"The pan is the simplest instrument employed in the separation of gold from the soil.... It is partly filled with dirt and held under water. A gentle shaking aids in dissolving the dirt ... The gold dust and pebbles settle to the bottom.... The pebbles are thrown out, and the metal removed. An inexperienced hand loses considerable gold, but an expert in this process can make a good living...."
Charles Turrill, "California Notes," 1876
MY WIFE, Candace, and 8-year-old daughter, Phoebe, came to hear me play my first and only piano recital. I was reluctant to perform, but my teacher, Mrs. Jensen, burned with vicarious ambition.
The piece I played easily at home proved impossible before an audience. When my ordeal ended and I returned to my seat, Phoebe whispered to me, "You messed up, Dad."
Phoebe had already formed a crippling habit: the habit of orthodox criticism.
Though we all act as critics, we don't often think of criticism as a skill. We are all asked to give critique daily: disciplining our children, evaluating workplace performance, giving casual feedback. And we all engage, more or less continuously, in self-criticism. Our performance as critics largely determines our success in teaching our children, working with others, and learning new skills ourselves.
My awareness of criticism dawned when I began taking writing classes and receiving peer critiques. I vividly remember one session when a fellow student gave her opinion of my work: "Wrong, wrong, wrong," she said. She continued at length. Before she was finished, my senses had shut down. I could see her lips moving, but I couldn't hear her words. Though the term was only half over, I turned in no more work to that class.
In "If You Want To Write," Brenda Ueland describes the destructive power of this sort of criticism: "Yes, I hate orthodox criticism ... the usual small niggling fussy-mussy criticism, which thinks it can improve people by telling them where they are wrong, and results only in putting them in straitjackets of hesitancy and self-consciousness, and weazening all vision and bravery.... It is a murderer of talent."

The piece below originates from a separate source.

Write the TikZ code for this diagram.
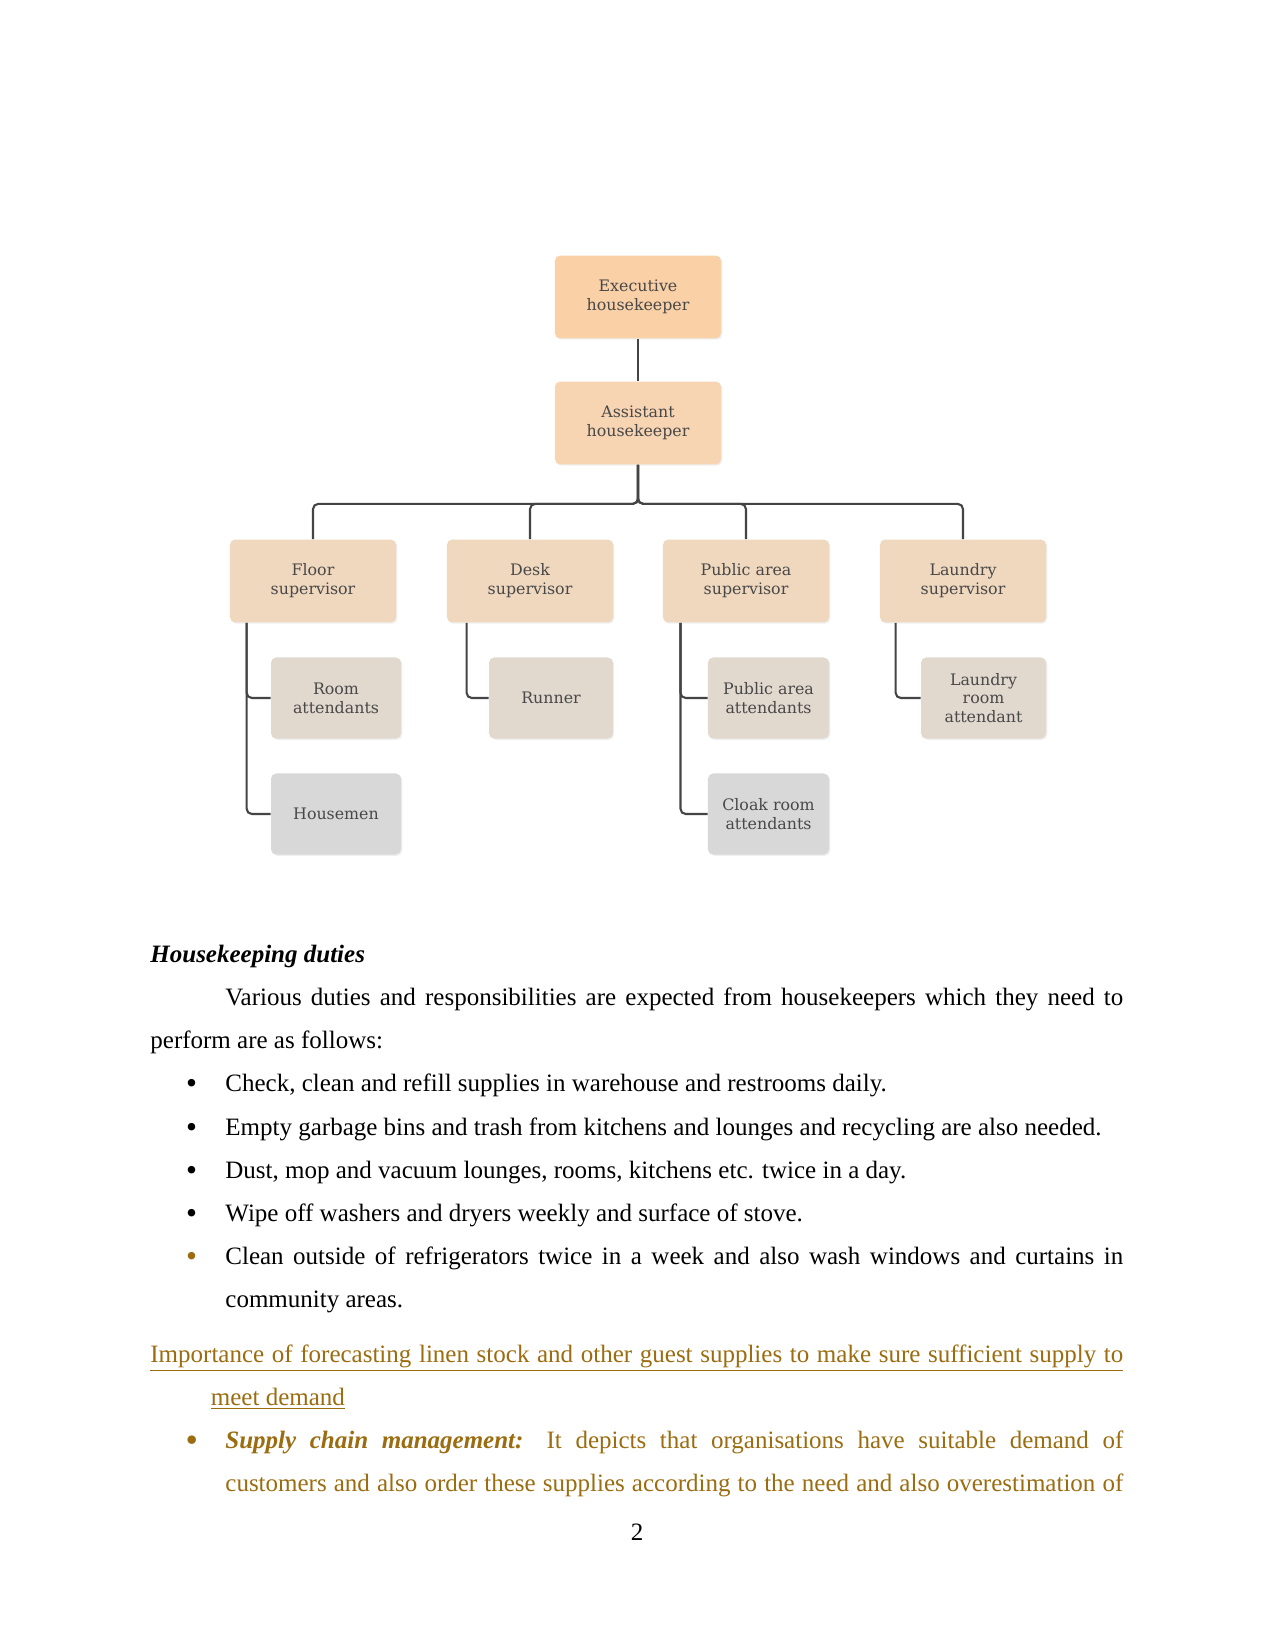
\documentclass[tikz,border=0pt]{standalone}
\usepackage{fontspec}
\setmainfont{Liberation Serif}
\newfontfamily\boxfont{DejaVu Serif}
\usetikzlibrary{shadows}
\definecolor{execc}{RGB}{250,208,167}
\definecolor{asstc}{RGB}{247,212,178}
\definecolor{supc}{RGB}{240,216,191}
\definecolor{attc}{RGB}{225,216,206}
\definecolor{grayc}{RGB}{216,216,216}
\definecolor{boxtext}{RGB}{72,72,72}
\definecolor{linec}{RGB}{68,68,68}
\definecolor{gold}{RGB}{155,108,16}
\begin{document}
\begin{tikzpicture}[x=0.48pt,y=-0.48pt,
  box/.style={rounded corners=2.5pt, inner sep=2pt, align=center,
    font=\boxfont\fontsize{7.6}{9}\selectfont, text=boxtext,
    drop shadow={opacity=0.12, shadow xshift=0.6pt, shadow yshift=-0.6pt}},
  mainbox/.style={box, minimum width=79.7pt, minimum height=39.8pt},
  subbox/.style={box, minimum height=38.9pt},
  conn/.style={draw=linec, line width=1pt, rounded corners=2.5pt},
  txt/.style={anchor=base west, inner sep=0pt, font=\fontsize{12}{14}\selectfont},
  bul/.style={anchor=base, inner sep=0pt, font=\fontsize{15}{15}\selectfont},
  pgnum/.style={anchor=base, inner sep=0pt, font=\fontsize{12}{14}\selectfont}]
\useasboundingbox[fill=white] (0,0) rectangle (1275,1651);

% boxes
\node[mainbox, fill=execc] (exec) at (638,297) {Executive\\housekeeper};
\node[mainbox, fill=asstc] (asst) at (638,423) {Assistant\\housekeeper};
\node[mainbox, fill=supc] (floor) at (313,581) {Floor\\supervisor};
\node[mainbox, fill=supc] (desk) at (530,581) {Desk\\supervisor};
\node[mainbox, fill=supc] (public) at (746,581) {Public area\\supervisor};
\node[mainbox, fill=supc] (laundry) at (963,581) {Laundry\\supervisor};
\node[subbox, fill=attc, minimum width=62.4pt] (room) at (336,698) {Room\\attendants};
\node[subbox, fill=grayc, minimum width=62.4pt] (housemen) at (336,814) {Housemen};
\node[subbox, fill=attc, minimum width=59.5pt] (runner) at (551,698) {Runner};
\node[subbox, fill=attc, minimum width=58.1pt] (pubatt) at (768.5,698) {Public area\\attendants};
\node[subbox, fill=grayc, minimum width=58.1pt] (cloak) at (768.5,814) {Cloak room\\attendants};
\node[subbox, fill=attc, minimum width=60pt] (laundatt) at (983.5,698) {Laundry\\room\\attendant};

% connectors
\draw[conn] (exec.south) -- (asst.north);
\draw[conn] (asst.south) -- ++(0,39) -| (floor.north);
\draw[conn] (asst.south) -- ++(0,39) -| (desk.north);
\draw[conn] (asst.south) -- ++(0,39) -| (public.north);
\draw[conn] (asst.south) -- ++(0,39) -| (laundry.north);
\draw[conn] ([xshift=8.2pt]floor.south west) |- (room.west);
\draw[conn] ([xshift=8.2pt]floor.south west) |- (housemen.west);
\draw[conn] ([xshift=9.6pt]desk.south west) |- (runner.west);
\draw[conn] ([xshift=8.6pt]public.south west) |- (pubatt.west);
\draw[conn] ([xshift=8.6pt]public.south west) |- (cloak.west);
\draw[conn] ([xshift=7.7pt]laundry.south west) |- (laundatt.west);

% body text
\node[txt] (h1) at (150,962) {\textbf{\textit{Housekeeping duties}}};
\node[txt] (p1) at (225,1005) {\makebox[431pt][s]{Various duties and responsibilities are expected from housekeepers which they need to}};
\node[txt] (p2) at (150,1048) {perform are as follows:};
\node[bul] (b1) at (191.7,1093) {\textbullet};
\node[txt] (t1) at (225,1091) {Check, clean and refill supplies in warehouse and restrooms daily.};
\node[bul] (b2) at (191.7,1137) {\textbullet};
\node[txt] (t2) at (225,1135) {Empty garbage bins and trash from kitchens and lounges and recycling are also needed.};
\node[bul] (b3) at (191.7,1180) {\textbullet};
\node[txt] (t3) at (225,1178) {Dust, mop and vacuum lounges, rooms, kitchens etc. twice in a day.};
\node[bul] (b4) at (191.7,1223) {\textbullet};
\node[txt] (t4) at (225,1221) {Wipe off washers and dryers weekly and surface of stove.};
\node[bul, text=gold] (b5) at (191.7,1266) {\textbullet};
\node[txt] (t5) at (225,1264) {\makebox[431pt][s]{Clean outside of refrigerators twice in a week and also wash windows and curtains in}};
\node[txt] (t5b) at (225,1307) {community areas.};
\node[txt, text=gold] (h2) at (150,1362) {\underline{\makebox[467pt][s]{Importance of forecasting linen stock and other guest supplies to make sure sufficient supply to}}};
\node[txt, text=gold] (h2b) at (210.5,1405) {\underline{meet demand}};
\node[bul, text=gold] (b6) at (191.7,1450) {\textbf{\textit{\textbullet}}};
\node[txt, text=gold] (t6) at (225,1448) {\makebox[431pt][s]{\textbf{\textit{Supply chain management:}} It depicts that organisations have suitable demand of}};
\node[txt, text=gold] (t6b) at (225,1491) {\makebox[431pt][s]{customers and also order these supplies according to the need and also overestimation of}};
\node[pgnum] (pg) at (637,1540) {2};
\end{tikzpicture}
\end{document}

The antidote is not to stop criticizing, or to give false praise, but to rethink criticism. We tend to envision it as pointing out flaws, like an assembly-line inspector plucking out the occasional defect.
The critic's job is usually the opposite. A good critic is like someone looking over the shoulder of a beginning gold-panner. The beginner doesn't need to learn how to see the gravel, but how to spot the gold. Effective criticism doesn't focus on what's wrong with the beginner's work, but on what's good and how to build on that virtue. Good criticism is an exercise in building up, not tearing down.
In high school, I took a photography class. As I was sorting through prints at the end of the year, preparing my final portfolio, my teacher stopped to look. He picked up a print from my reject pile.
"That one didn't turn out too well," I said hurriedly. The print was a little out of focus.
"It's the best photograph you've taken," he replied, and handing it to me, continued on his way.
Looking at the print again, I saw it differently. It was still out of focus. But now I noticed that its composition reflected the lessons we'd studied that semester. I'd been worrying about the wrong thing. I put the photo into my portfolio, a little wiser in the ways of spotting gold.